- [YOUR INSTRUCTIONS]
All entries below need to be written out exactly, but without their pictures.

- [SOURCE MATERIAL]
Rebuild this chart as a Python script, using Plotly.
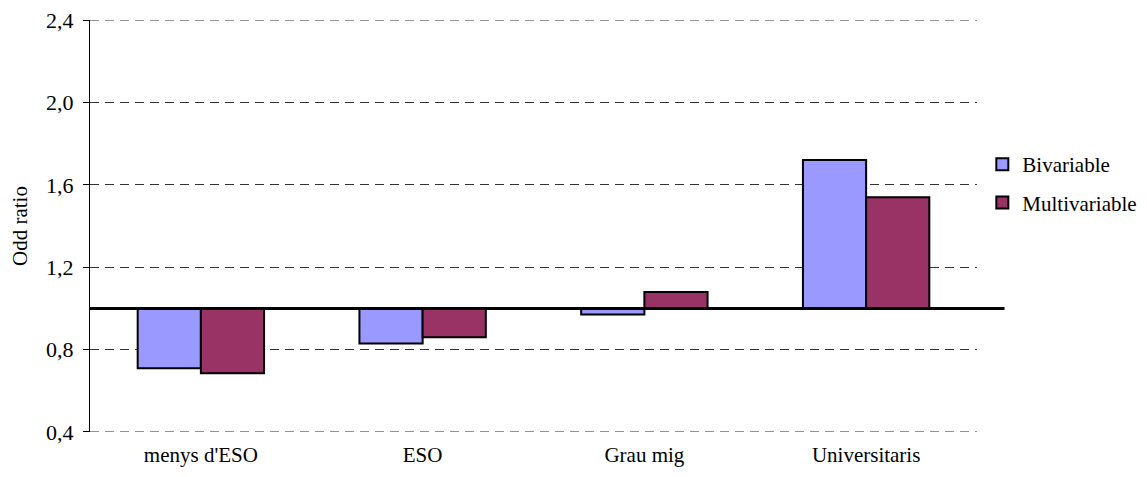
import plotly.graph_objects as go

categories = ["menys d'ESO", "ESO", "Grau mig", "Universitaris"]
bivariable = [0.71, 0.83, 0.97, 1.72]
multivariable = [0.685, 0.86, 1.08, 1.54]
tick_vals = [0.4, 0.8, 1.2, 1.6, 2.0, 2.4]
baseline = 1.0

fig = go.Figure()
fig.add_trace(go.Bar(
    name="Bivariable", x=categories, y=[v - baseline for v in bivariable], base=baseline,
    marker=dict(color="#9999FF", line=dict(color="black", width=2)), legendgroup="a"))
fig.add_trace(go.Bar(
    name="Multivariable", x=categories, y=[v - baseline for v in multivariable], base=baseline,
    marker=dict(color="#993366", line=dict(color="black", width=2)), legendgroup="b"))

# gridlines at the range ends (plotly hides them at the edges)
for tv in (tick_vals[0], tick_vals[-1]):
    fig.add_shape(type="line", xref="paper", yref="y", x0=0, x1=1, y0=tv, y1=tv,
                  line=dict(color="#333333", width=1, dash="9px,6px"), layer="below")

fig.add_shape(type="line", xref="paper", yref="y", x0=0, x1=1.031, y0=baseline, y1=baseline,
              line=dict(color="black", width=3))

fig.update_layout(
    width=1139, height=469,
    margin=dict(l=82, r=170, t=12, b=45, autoexpand=False),
    plot_bgcolor="white", paper_bgcolor="white",
    separators=",.",
    barmode="group", bargap=0.43, bargroupgap=0,
    font=dict(family="Liberation Serif", size=21, color="black"),
    legend=dict(x=1.006, y=0.603, xanchor="left", yanchor="middle",
                traceorder="grouped", tracegroupgap=8,
                font=dict(family="Liberation Serif", size=21)),
    showlegend=True,
)
fig.update_xaxes(showline=False, showgrid=False, ticks="", tickfont=dict(size=21),
                 ticklabelstandoff=8, automargin=False)
fig.update_yaxes(range=[0.3999, 2.4001], tickvals=tick_vals, tickformat=".1f",
                 showline=True, linecolor="black", linewidth=1,
                 ticks="outside", ticklen=6, tickcolor="black",
                 ticklabelstandoff=5, ticklabeloverflow="allow",
                 showgrid=True, gridcolor="#333333", griddash="9px,6px", gridwidth=1,
                 zeroline=False, automargin=False,
                 title=dict(text="Odd ratio", font=dict(size=21), standoff=17),
                 tickfont=dict(size=22))

fig.write_html("out.html")
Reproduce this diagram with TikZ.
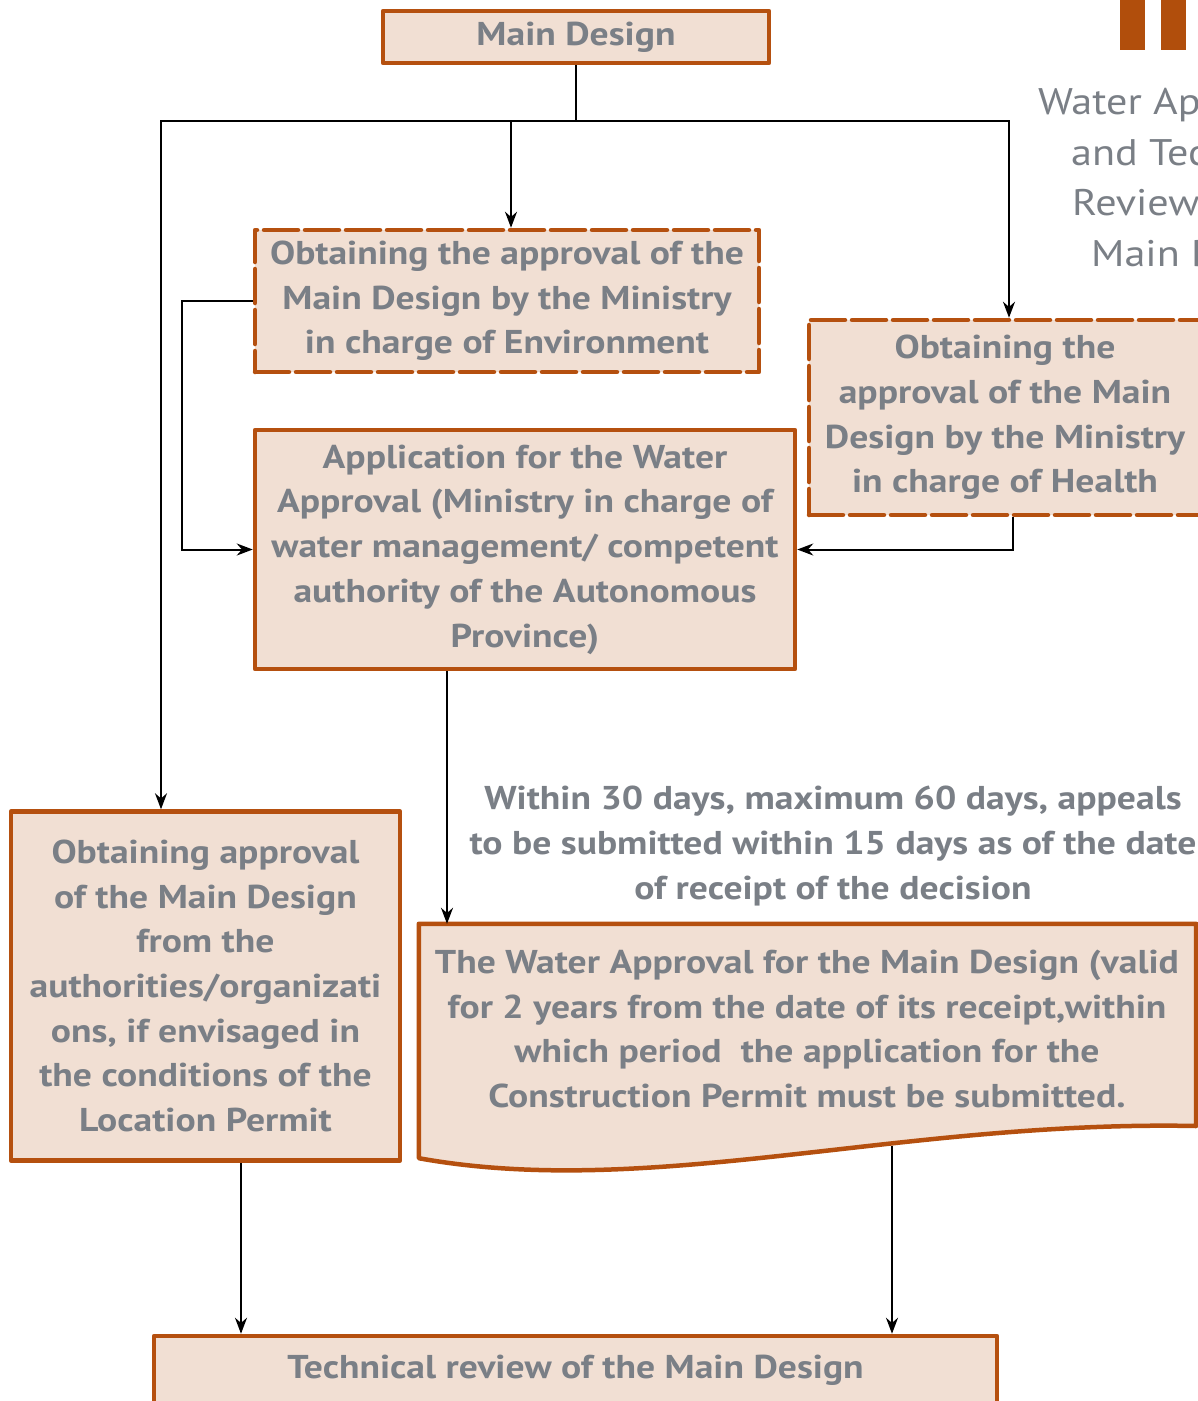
\documentclass[tikz,border=0pt]{standalone}
\usepackage{fontspec}
\setmainfont{PT Sans}[FakeStretch=1.14]
\usetikzlibrary{arrows.meta}
\definecolor{boxfill}{HTML}{F1DFD3}
\definecolor{boxline}{HTML}{B5500F}
\definecolor{txtgray}{HTML}{7A7F86}
\definecolor{barorange}{HTML}{B14E0C}

\begin{document}
\begin{tikzpicture}[x=1pt,y=-1pt,
  every node/.style={font=\bfseries\fontsize{33}{44.7}\selectfont, text=txtgray},
  stepbox/.style={draw=boxline, fill=boxfill, line width=4.5pt, rectangle,
    inner sep=0pt, align=center, line join=round},
  dashbox/.style={stepbox, dash pattern=on 34pt off 7pt, line cap=round},
  arr/.style={draw=black, line width=2pt, -{Stealth[length=16pt,width=12pt]}},
  link/.style={draw=black, line width=2pt}]
\useasboundingbox (0,0) rectangle (1198,1401);
\clip (0,0) rectangle (1198,1401);

% header decoration and side title
\fill[barorange] (1120,0) rectangle (1145,50);
\fill[barorange] (1161,0) rectangle (1186,50);
\node[font=\mdseries\fontsize{37}{50.7}\selectfont, align=left, inner sep=0pt,
  anchor=north west] (title) at (1038,88)
  {Water Approval\\\hspace*{33pt}and Technical\\\hspace*{34pt}Review of the\\\hspace*{53pt}Main Design};

% process steps
\node[stepbox, minimum width=386pt, minimum height=52pt] (main) at (576,37)
  {\raisebox{-3pt}{Main Design}};
\node[dashbox, minimum width=504pt, minimum height=142pt] (env) at (507,301)
  {Obtaining the approval of the\\Main Design by the Ministry\\in charge of Environment};
\node[dashbox, minimum width=392pt, minimum height=195pt] (health) at (1005,417.5)
  {Obtaining the\\approval of the Main\\Design by the Ministry\\in charge of Health};
\node[stepbox, minimum width=540pt, minimum height=239pt] (app) at (525,549.5)
  {Application for the Water\\Approval (Ministry in charge of\\water management/ competent\\authority of the Autonomous\\Province)};
\node[stepbox, minimum width=389pt, minimum height=349pt] (obt) at (205.5,986)
  {Obtaining approval\\of the Main Design\\from the\\authorities/organizati\\ons, if envisaged in\\the conditions of the\\Location Permit};
\node[stepbox, minimum width=843pt, minimum height=68pt] (tech) at (575.5,1370)
  {Technical review of the Main Design};

% document-shaped result
\node[minimum width=777pt, minimum height=234pt, inner sep=0pt] (doc) at (807.5,1041) {};
\filldraw[draw=boxline, fill=boxfill, line width=4.5pt, line join=round]
  (doc.north west) -- (doc.north east) -- (1196,1126)
  .. controls (900,1120) and (650,1200) .. (doc.south west) -- cycle;
\node[align=center] (doctext) at (807,1029)
  {The Water Approval for the Main Design (valid\\for 2 years from the date of its receipt,within\\which period\ \ the application for the\\Construction Permit must be submitted.};
\coordinate (docout) at (892,1146);

% deadline note
\node[align=center] (note) at (833,846)
  {Within 30 days, maximum 60 days, appeals\\to be submitted within 15 days as of the date\\of receipt of the decision};

% connectors
\draw[link] (main.south) -- ++(0,56) coordinate (hub);
\draw[arr] (hub) -| ([xshift=-44.5pt]obt.north);
\draw[arr] (hub) -| ([xshift=4pt]health.north);
\coordinate (envtop) at ([xshift=4pt]env.north);
\draw[arr] (hub -| envtop) -- (envtop);
\draw[arr] (env.west) -- ++(-71,0) |- (app.west);
\draw[arr] ([xshift=8pt]health.south) |- (app.east);
\draw[arr] ([xshift=-78pt]app.south) -- ([xshift=-78pt]app.south |- doc.north);
\draw[arr] (docout) -- (docout |- tech.north);
\draw[arr] ([xshift=35.5pt]obt.south) -- ([xshift=35.5pt]obt.south |- tech.north);
\end{tikzpicture}
\end{document}
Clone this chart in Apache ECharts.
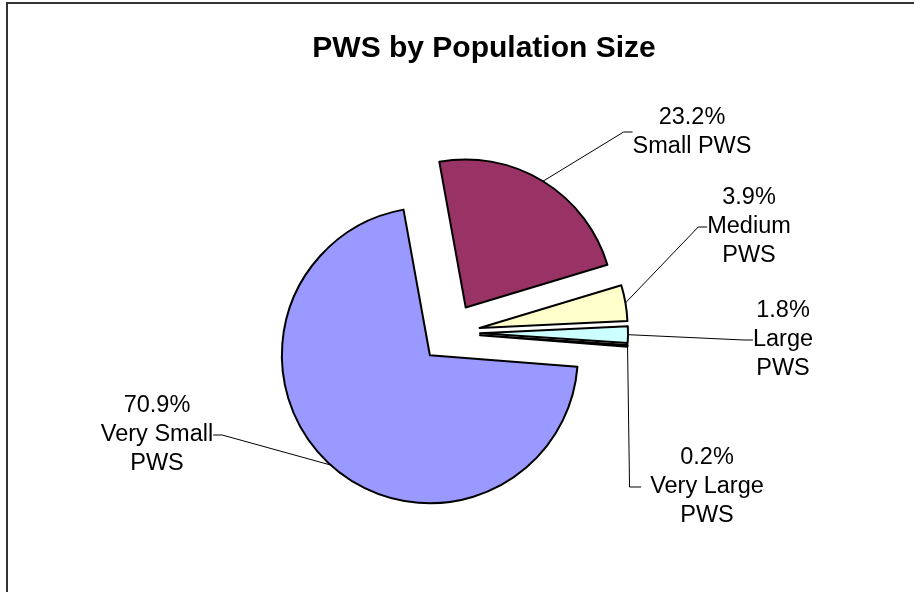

- [FINISHED EXERCISE]
Rebuild this chart as a Python script, using Plotly.
import plotly.graph_objects as go

categories = ["menys d'ESO", "ESO", "Grau mig", "Universitaris"]
bivariable = [0.71, 0.83, 0.97, 1.72]
multivariable = [0.685, 0.86, 1.08, 1.54]
tick_vals = [0.4, 0.8, 1.2, 1.6, 2.0, 2.4]
baseline = 1.0

fig = go.Figure()
fig.add_trace(go.Bar(
    name="Bivariable", x=categories, y=[v - baseline for v in bivariable], base=baseline,
    marker=dict(color="#9999FF", line=dict(color="black", width=2)), legendgroup="a"))
fig.add_trace(go.Bar(
    name="Multivariable", x=categories, y=[v - baseline for v in multivariable], base=baseline,
    marker=dict(color="#993366", line=dict(color="black", width=2)), legendgroup="b"))

# gridlines at the range ends (plotly hides them at the edges)
for tv in (tick_vals[0], tick_vals[-1]):
    fig.add_shape(type="line", xref="paper", yref="y", x0=0, x1=1, y0=tv, y1=tv,
                  line=dict(color="#333333", width=1, dash="9px,6px"), layer="below")

fig.add_shape(type="line", xref="paper", yref="y", x0=0, x1=1.031, y0=baseline, y1=baseline,
              line=dict(color="black", width=3))

fig.update_layout(
    width=1139, height=469,
    margin=dict(l=82, r=170, t=12, b=45, autoexpand=False),
    plot_bgcolor="white", paper_bgcolor="white",
    separators=",.",
    barmode="group", bargap=0.43, bargroupgap=0,
    font=dict(family="Liberation Serif", size=21, color="black"),
    legend=dict(x=1.006, y=0.603, xanchor="left", yanchor="middle",
                traceorder="grouped", tracegroupgap=8,
                font=dict(family="Liberation Serif", size=21)),
    showlegend=True,
)
fig.update_xaxes(showline=False, showgrid=False, ticks="", tickfont=dict(size=21),
                 ticklabelstandoff=8, automargin=False)
fig.update_yaxes(range=[0.3999, 2.4001], tickvals=tick_vals, tickformat=".1f",
                 showline=True, linecolor="black", linewidth=1,
                 ticks="outside", ticklen=6, tickcolor="black",
                 ticklabelstandoff=5, ticklabeloverflow="allow",
                 showgrid=True, gridcolor="#333333", griddash="9px,6px", gridwidth=1,
                 zeroline=False, automargin=False,
                 title=dict(text="Odd ratio", font=dict(size=21), standoff=17),
                 tickfont=dict(size=22))

fig.write_html("out.html")
Reproduce this diagram with TikZ.
\documentclass[tikz,border=0pt]{standalone}
\usepackage{fontspec}
\setmainfont{PT Sans}[FakeStretch=1.14]
\usetikzlibrary{arrows.meta}
\definecolor{boxfill}{HTML}{F1DFD3}
\definecolor{boxline}{HTML}{B5500F}
\definecolor{txtgray}{HTML}{7A7F86}
\definecolor{barorange}{HTML}{B14E0C}

\begin{document}
\begin{tikzpicture}[x=1pt,y=-1pt,
  every node/.style={font=\bfseries\fontsize{33}{44.7}\selectfont, text=txtgray},
  stepbox/.style={draw=boxline, fill=boxfill, line width=4.5pt, rectangle,
    inner sep=0pt, align=center, line join=round},
  dashbox/.style={stepbox, dash pattern=on 34pt off 7pt, line cap=round},
  arr/.style={draw=black, line width=2pt, -{Stealth[length=16pt,width=12pt]}},
  link/.style={draw=black, line width=2pt}]
\useasboundingbox (0,0) rectangle (1198,1401);
\clip (0,0) rectangle (1198,1401);

% header decoration and side title
\fill[barorange] (1120,0) rectangle (1145,50);
\fill[barorange] (1161,0) rectangle (1186,50);
\node[font=\mdseries\fontsize{37}{50.7}\selectfont, align=left, inner sep=0pt,
  anchor=north west] (title) at (1038,88)
  {Water Approval\\\hspace*{33pt}and Technical\\\hspace*{34pt}Review of the\\\hspace*{53pt}Main Design};

% process steps
\node[stepbox, minimum width=386pt, minimum height=52pt] (main) at (576,37)
  {\raisebox{-3pt}{Main Design}};
\node[dashbox, minimum width=504pt, minimum height=142pt] (env) at (507,301)
  {Obtaining the approval of the\\Main Design by the Ministry\\in charge of Environment};
\node[dashbox, minimum width=392pt, minimum height=195pt] (health) at (1005,417.5)
  {Obtaining the\\approval of the Main\\Design by the Ministry\\in charge of Health};
\node[stepbox, minimum width=540pt, minimum height=239pt] (app) at (525,549.5)
  {Application for the Water\\Approval (Ministry in charge of\\water management/ competent\\authority of the Autonomous\\Province)};
\node[stepbox, minimum width=389pt, minimum height=349pt] (obt) at (205.5,986)
  {Obtaining approval\\of the Main Design\\from the\\authorities/organizati\\ons, if envisaged in\\the conditions of the\\Location Permit};
\node[stepbox, minimum width=843pt, minimum height=68pt] (tech) at (575.5,1370)
  {Technical review of the Main Design};

% document-shaped result
\node[minimum width=777pt, minimum height=234pt, inner sep=0pt] (doc) at (807.5,1041) {};
\filldraw[draw=boxline, fill=boxfill, line width=4.5pt, line join=round]
  (doc.north west) -- (doc.north east) -- (1196,1126)
  .. controls (900,1120) and (650,1200) .. (doc.south west) -- cycle;
\node[align=center] (doctext) at (807,1029)
  {The Water Approval for the Main Design (valid\\for 2 years from the date of its receipt,within\\which period\ \ the application for the\\Construction Permit must be submitted.};
\coordinate (docout) at (892,1146);

% deadline note
\node[align=center] (note) at (833,846)
  {Within 30 days, maximum 60 days, appeals\\to be submitted within 15 days as of the date\\of receipt of the decision};

% connectors
\draw[link] (main.south) -- ++(0,56) coordinate (hub);
\draw[arr] (hub) -| ([xshift=-44.5pt]obt.north);
\draw[arr] (hub) -| ([xshift=4pt]health.north);
\coordinate (envtop) at ([xshift=4pt]env.north);
\draw[arr] (hub -| envtop) -- (envtop);
\draw[arr] (env.west) -- ++(-71,0) |- (app.west);
\draw[arr] ([xshift=8pt]health.south) |- (app.east);
\draw[arr] ([xshift=-78pt]app.south) -- ([xshift=-78pt]app.south |- doc.north);
\draw[arr] (docout) -- (docout |- tech.north);
\draw[arr] ([xshift=35.5pt]obt.south) -- ([xshift=35.5pt]obt.south |- tech.north);
\end{tikzpicture}
\end{document}
Clone this chart in Apache ECharts.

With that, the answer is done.